Un poema que narra la búsqueda de la libertad emprendida por los eslavos prófugos


Existe un bello poema de Vicente de Carvalho que canta, con inspirada expresión dramática, el episodio terrible de la fuga de una banda de esclavos, y la precipitada y dura marcha de los infelices a Jabaquara, lugar apartado y seguro, donde se respira el aire embalsamado de la libertad, la Canaán de los cautivos.

Hay en la banda ancianos, mujeres y niños que han caminado ya muchas leguas huyendo de los verdugos. El poema comienza suponiendo que los fugitivos se hallan en el corazón de una selva oscura, entre bejucos y lianas que les dificultan la marcha, hiriéndose los pies con las aristas de los; guijarros y los salientes de las raíces. Están extenuados y destrozados, heridos y hambrientos, habiendo dejado durante su marcha forzada, por la premura de la fuga, sus miserables vestidos entre las espinas de la maleza que les laceran los pies...

Una esclava moza que, como las demás, sueña con Jabaquara sin olvidar el cautiverio, el látigo ni la brutalidad de los capataces, lleva en sus brazos un hijo a quien devora la fiebre y que le pide alimento. Cansada, famélica ella también, jadeante, angustiada por el resultado incierto de aquella jornada terrible, da al niño su pecho escurrido y mustio. Y el hijo, en la agonía de un próximo desenlace, gime dolorosamente el santo nombre de madre...

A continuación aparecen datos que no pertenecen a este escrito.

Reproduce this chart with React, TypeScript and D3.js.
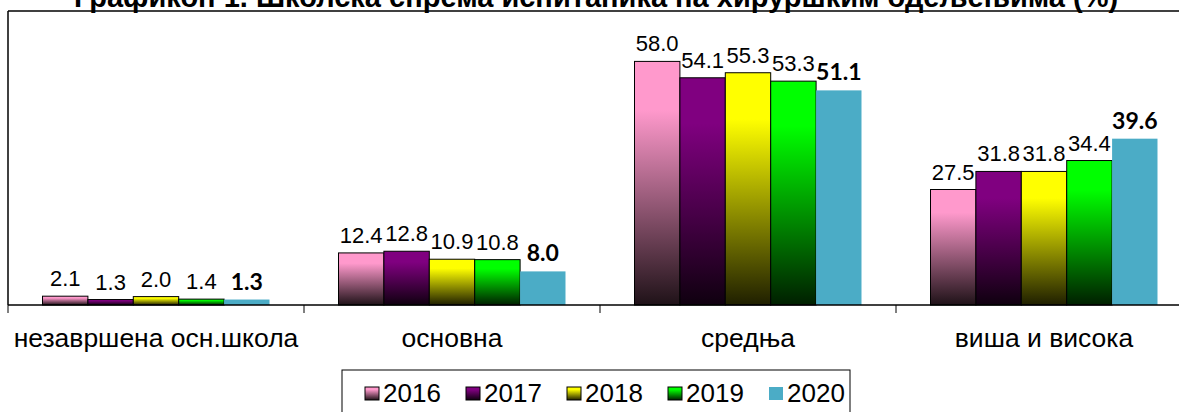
import React from 'react';
import * as d3 from 'd3';

const categories = ['незавршена осн.школа', 'основна', 'средња', 'виша и висока'];
const years = ['2016', '2017', '2018', '2019', '2020'];
const values2016 = [2.1, 12.4, 58.0, 27.5];
const values2017 = [1.3, 12.8, 54.1, 31.8];
const values2018 = [2.0, 10.9, 55.3, 31.8];
const values2019 = [1.4, 10.8, 53.3, 34.4];
const values2020 = [1.3, 8.0, 51.1, 39.6];
const seriesValues = [values2016, values2017, values2018, values2019, values2020];
const yearColors = ['#ff99cc', '#800080', '#ffff00', '#00ff00', '#4bacc6'];
const title = 'Графикон 1. Школска спрема испитаника на хируршким одељењима (%)';

const W = 1179;
const H = 412;
const plot = { left: 8, right: 1192, top: 11, bottom: 305 };

// bottom of each gradient bar is the colour taken almost to black
const dark = (c: string) => {
  const col = d3.rgb(c);
  return d3.rgb(col.r * 0.12, col.g * 0.12, col.b * 0.12).formatHex();
};

const App: React.FC = () => {
  const x0 = d3.scaleBand<string>().domain(categories).range([plot.left, plot.right]).padding(0);
  const x1 = d3.scaleBand<string>().domain(years).range([0, x0.bandwidth()]).paddingInner(0).paddingOuter(0.76);
  const y = d3.scaleLinear().domain([0, 70]).range([plot.bottom, plot.top]);
  const legendX = d3.scaleBand<string>().domain(years).range([365, 870]);

  const font = 'Arial, "Liberation Sans", sans-serif';
  const ticks = [...categories.map(c => x0(c) as number), plot.right];

  return (
    <svg width={W} height={H} style={{ position: 'absolute', left: 0, top: 0, background: '#fff' }}>
      <defs>
        {yearColors.slice(0, 4).map((c, i) => (
          <linearGradient key={i} id={`g${i}`} x1="0" y1="0" x2="0" y2="1">
            <stop offset="0" stopColor={c} />
            <stop offset="0.2" stopColor={c} />
            <stop offset="1" stopColor={dark(c)} />
          </linearGradient>
        ))}
      </defs>
      <text x={596} y={7} textAnchor="middle" fontFamily={font} fontWeight="bold" fontSize={29}>{title}</text>
      <line x1={plot.left} x2={W} y1={plot.top} y2={plot.top} stroke="#000" strokeWidth={1.5} />
      <line x1={plot.left} x2={plot.left} y1={plot.top} y2={plot.bottom} stroke="#000" strokeWidth={1.5} />

      {years.map((yr, si) => (
        <g key={yr}>
          {categories.map((cat, ci) => {
            const v = seriesValues[si][ci];
            const bx = (x0(cat) as number) + (x1(yr) as number);
            const by = y(v);
            const isLast = si === 4;
            return (
              <g key={cat}>
                <rect x={bx} y={by} width={x1.bandwidth()} height={y(0) - by}
                  fill={isLast ? yearColors[si] : `url(#g${si})`}
                  stroke={isLast ? 'none' : '#000'} strokeWidth={1} />
                <text x={bx + x1.bandwidth() / 2} y={by - 10} textAnchor="middle"
                  fontFamily={isLast ? 'Lato, "Open Sans", sans-serif' : font}
                  fontWeight={isLast ? 'bold' : 'normal'} fontSize={isLast ? 23 : 22} fill="#000">
                  {v.toFixed(1)}
                </text>
              </g>
            );
          })}
        </g>
      ))}

      <line x1={plot.left} x2={W} y1={plot.bottom} y2={plot.bottom} stroke="#000" strokeWidth={1.5} />
      {ticks.map((t, i) => (
        <line key={i} x1={t} x2={t} y1={plot.bottom} y2={plot.bottom + 8} stroke="#000" strokeWidth={1} />
      ))}
      {categories.map(c => (
        <text key={c} x={(x0(c) as number) + x0.bandwidth() / 2} y={347} textAnchor="middle"
          fontFamily={font} fontSize={26.5} fill="#000">{c}</text>
      ))}

      <rect x={342} y={370} width={508} height={50} fill="#fff" stroke="#000" strokeWidth={1} />
      {years.map((yr, i) => {
        const lx = legendX(yr) as number;
        return (
          <g key={yr}>
            <rect x={lx} y={387} width={14} height={13}
              fill={i === 4 ? yearColors[i] : `url(#g${i})`} stroke={i === 4 ? 'none' : '#000'} strokeWidth={1} />
            <text x={lx + 18} y={402} fontFamily={font} fontSize={26} fill="#000">{yr}</text>
          </g>
        );
      })}
    </svg>
  );
};

export default App;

Los fugitivos casi no pueden ya caminar. De repente, óyense los ladridos de la jauría de los capitanes del bosque, esto es, los perros de los soldados que los persiguen para restituirlos al amo, al cepo y al látigo.

La desesperación es terrible. Viendo morir a su hijo, la madre, después de un supremo beso, abandona el pequeño cadáver entre los brezos punzantes que ella y sus compañeros van abriendo con las manos, con los pies, con el rostro, con el pecho...

Hácese desesperada la huida; menudean los episodios angustiosos y dramáticos; aumenta la fatiga y la aflicción; y los más débiles apenas pueden ya tenerse en pie. Si no los sostuviera la esperanza de Jabacuara, se desplomarían sin aliento.

Entretanto, se oye más cercano el rumor de los perros olfateadores, y los esclavos, duchos en los ardides del bosque, guiados por la inteligencia de hombres y el instinto de fieras acosadas, se detienen, contienen la respiración y despistan a los perros, que pasan a distancia, buscando por otro lado a la miserable banda.

Y siguen avanzando entre dificultades y espinos, ocultos por las trágicas tinieblas de la noche protectora, subiendo y bajando cerros a través de la espesa selva.

De repente, orientada por fin, la jauría corre hacia los infelices, indicando a sus perseguidores el rumbo cierto que llevan.

Un esclavo joven y vigoroso decide proteger a la banda, y aconseja a los otros que, lejos de detenerse, aceleren la marcha y procuren salvar el trecho, ya no muy largo, que sepáralos de Jabaquara. Él permanecerá allí y procurará detener a las fuerzas perseguidoras.

Su piel es del color de las tinieblas. Su vista, acostumbrada a la oscuridad de la noche, le ayudará a vender cara su vida.

Cuando aparecen, al fin, los soldados, jadeantes también por la persecución, el formidable hércules negro decapita con su hoz a uno de ellos. Trábase entonces un combate encarnizado, que hace recordar los descritos por Sienkiewicz y Dumas padre. Cae un nuevo combatiente, luego otro. Pero al fin, un soldado, más astuto y cobarde que los otros, apártase unos pasos, y enfilando con su fusil al negro épico, lo derriba de un tiro certero.

El abnegado defensor de los miserables cautivos, que al fin logran llegar a Jabaquara, perece acribillado a sablazos por los soldados como cruel epílogo del poema.

Ésta es una de las tantas historias de la época. No obstante, mucho antes del 13 de mayo de 1888, como se negase el ejército a colaborar en la persecución de los negros, los capitanes de la selva y los soldados de la especie a que se refiere el poeta habían dejado de existir.